┌─ SUPPLIED MATERIAL
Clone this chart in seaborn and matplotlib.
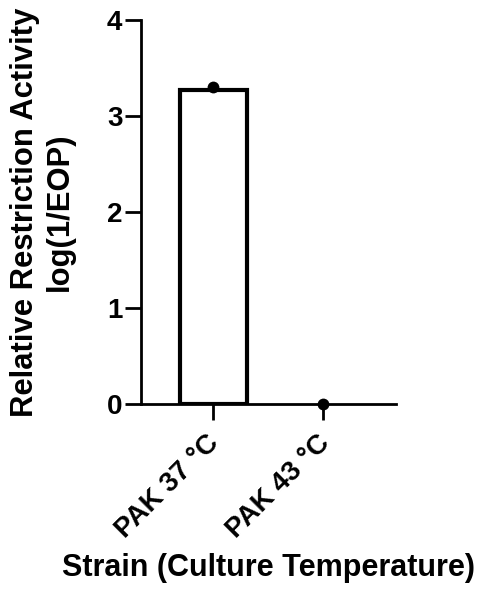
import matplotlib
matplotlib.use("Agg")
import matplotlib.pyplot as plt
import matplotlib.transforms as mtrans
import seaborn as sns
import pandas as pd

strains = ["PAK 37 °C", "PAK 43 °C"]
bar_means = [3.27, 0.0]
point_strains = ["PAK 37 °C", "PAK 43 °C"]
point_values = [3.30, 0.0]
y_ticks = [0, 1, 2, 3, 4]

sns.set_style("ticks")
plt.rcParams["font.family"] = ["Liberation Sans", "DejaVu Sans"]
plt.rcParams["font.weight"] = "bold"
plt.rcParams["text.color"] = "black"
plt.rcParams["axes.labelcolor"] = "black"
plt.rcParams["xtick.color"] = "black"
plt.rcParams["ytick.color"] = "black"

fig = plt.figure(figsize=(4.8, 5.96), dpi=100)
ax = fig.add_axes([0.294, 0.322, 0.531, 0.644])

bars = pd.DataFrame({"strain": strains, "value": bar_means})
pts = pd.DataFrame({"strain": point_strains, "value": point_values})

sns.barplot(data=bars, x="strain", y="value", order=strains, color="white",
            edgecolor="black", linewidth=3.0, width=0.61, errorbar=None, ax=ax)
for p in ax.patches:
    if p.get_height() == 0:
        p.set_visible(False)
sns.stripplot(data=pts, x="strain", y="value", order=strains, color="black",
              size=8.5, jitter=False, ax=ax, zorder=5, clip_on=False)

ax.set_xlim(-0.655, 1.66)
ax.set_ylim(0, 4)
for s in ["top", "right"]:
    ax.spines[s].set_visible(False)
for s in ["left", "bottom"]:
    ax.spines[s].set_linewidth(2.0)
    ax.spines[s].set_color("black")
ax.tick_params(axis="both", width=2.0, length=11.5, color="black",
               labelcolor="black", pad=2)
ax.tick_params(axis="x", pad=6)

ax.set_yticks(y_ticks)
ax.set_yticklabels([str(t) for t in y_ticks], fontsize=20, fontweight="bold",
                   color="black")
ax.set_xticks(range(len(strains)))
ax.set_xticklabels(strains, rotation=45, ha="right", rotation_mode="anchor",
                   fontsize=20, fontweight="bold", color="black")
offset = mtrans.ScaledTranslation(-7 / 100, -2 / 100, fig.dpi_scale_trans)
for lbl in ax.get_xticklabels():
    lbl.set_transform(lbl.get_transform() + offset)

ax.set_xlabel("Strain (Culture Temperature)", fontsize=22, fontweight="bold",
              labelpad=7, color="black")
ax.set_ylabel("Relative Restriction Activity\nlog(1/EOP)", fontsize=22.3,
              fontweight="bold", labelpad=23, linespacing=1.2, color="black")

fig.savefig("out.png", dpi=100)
└─
┌─ SUPPLIED MATERIAL
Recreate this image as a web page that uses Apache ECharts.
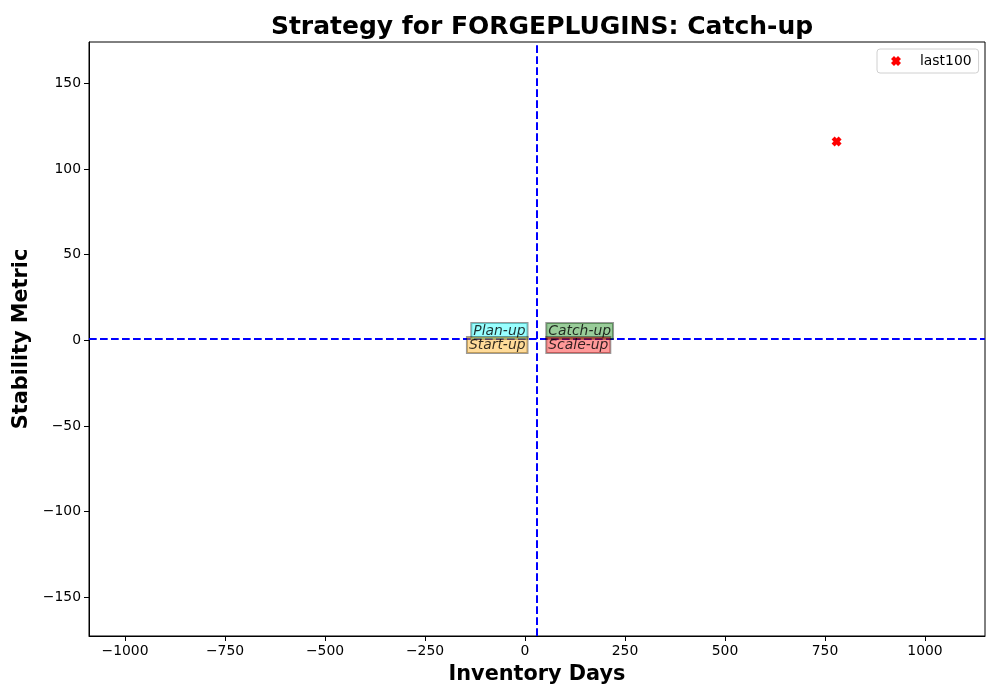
└─
▶ **WHAT YOU NEED TO DO**: Reproduce each line of the material containing the word "this".

▶ **COMPLETED EXERCISE**:
Clone this chart in seaborn and matplotlib.
Recreate this image as a web page that uses Apache ECharts.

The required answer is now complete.